The speakers acknowledged that there are still many unknowns that will play out for decades, but that shouldn’t stop venture capitalists from exploring the space.

 

Three things venture capitalists need to know about digital assets

1. Understanding asset custody and ownership is key

 

Owning digital assets requires an understanding of each relevant blockchain and private key management. Each blockchain or contract has unique features and functionality that can enable additional ROI but can also result in unique security risks. The private key is part of a key pair and associated with a particular public key.

 

While “proof-of-work” (PoW) blockchains (e.g., bitcoin, litecoin) require hardware to generate computing power and “mine” on the network to earn rewards for transaction validation, “proof-of-stake” (PoS) blockchains do not. PoS chains allow holders of the associated digital asset to garner additional returns via staking. This could occur simply by holding the asset (liquid staking) or by designating or delegating a number of assets as staked. No additional hardware and computing power are required. Many funds participate in staking through their custodian’s staking-as-a-service product. We can think of staking rewards as loosely analogous to dividends.

 

Private key management is the most important process related to owning digital assets. If the private key is ever exposed to an individual actor, that actor can unilaterally access and move the digital assets to other public addresses not in the entity’s control. Proper segregation of duties and other controls around private key management are the crux of all digital asset investments. The two common types of custody are self-custody (owning the private key management process) and third-party custody (owning an access process while a third-party maintains private key management).

 

2. Digital asset regulations are evolving; investors must be comfortable with navigating uncertainty

 

The regulatory landscape for digital assets is complex and constantly evolving. While some countries have made progress in establishing frameworks, others, including the United States, are still catching up.

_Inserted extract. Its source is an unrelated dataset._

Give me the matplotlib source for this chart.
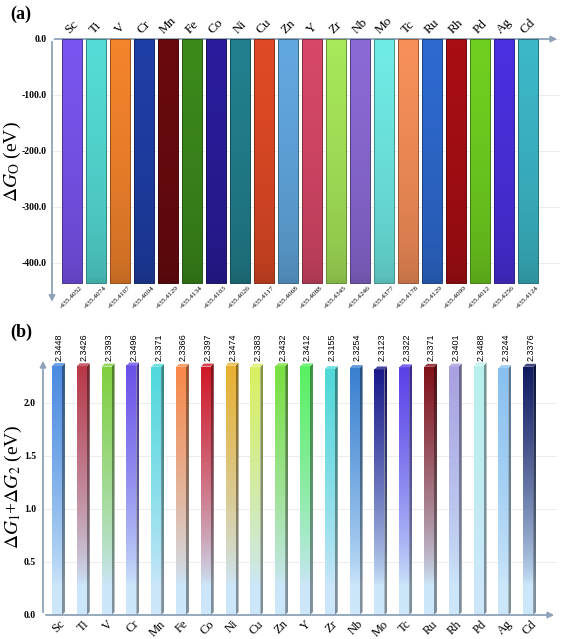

For venture capitalists, this means operating in a space where the rules are not always clear. The speakers urged investors not to let uncertainty hold them back.


“We are seeing what we believe to be the best entrepreneurs, the greatest innovative minds, join this space — irrespective of regulatory lack of clarity,” Rivera said. “I’m a firm believer that regulation must follow innovation. It’s not the other way around.”

 

Successful investors are willing to embrace new technologies and navigate the uncertainties, confident in the knowledge that regulatory clarity will eventually emerge, Le Merle said. “There’s an opportunity for more VCs to embrace digital assets despite the regulatory issues. There are many other industries attracting early stage tech investors where there’s just as much lack of clarity.”

Put in if not 10,000 hours, then 1,000 hours and educate yourself because this is one of the maybe three most important innovation changes of the rest of our lives.

3. Investing time in learning about digital assets positions venture capitalists for capitalizing on growth opportunities

 

Dedicating time to learning about digital assets is wise, given the transformative potential of the industry.

 

As digital asset investment continues to mature, venture capitalists who are willing to invest the time to understand the nuances and stay abreast of regulatory changes will be well positioned to capitalize on the growth and innovation. The speakers urged investors to read white papers and speak with those already in the industry and continue tracking global regulatory developments.

 

“For those people who are not in the space, please put in if not 10,000 hours, then 1,000 hours and educate yourself because this is one of the maybe three most important innovation changes of the rest of our lives,” Le Merle said.

 

Venture capital firms should also be asking questions, said Byrd. “If your [portfolio companies] are not already invested in or have exposure to digital assets in one form or another, they will. … It really behooves you to invest time and understand this space.”

 

Questions to consider before investing:

  • How does the digital asset manage and mitigate security risks to prevent unauthorized access?
  • What strategies does the digital asset employ to navigate and comply with the evolving regulatory landscape?
  • What are the underlying technology and security measures of the digital asset, and how do they compare to industry standards?

Summary 

The evolution of digital and tokenized assets marks a shift in the investment landscape. As the industry continues to grow and reshape the future of many industries, venture capitalists must adapt by understanding the technology, regulatory environment and implications of asset custody and management.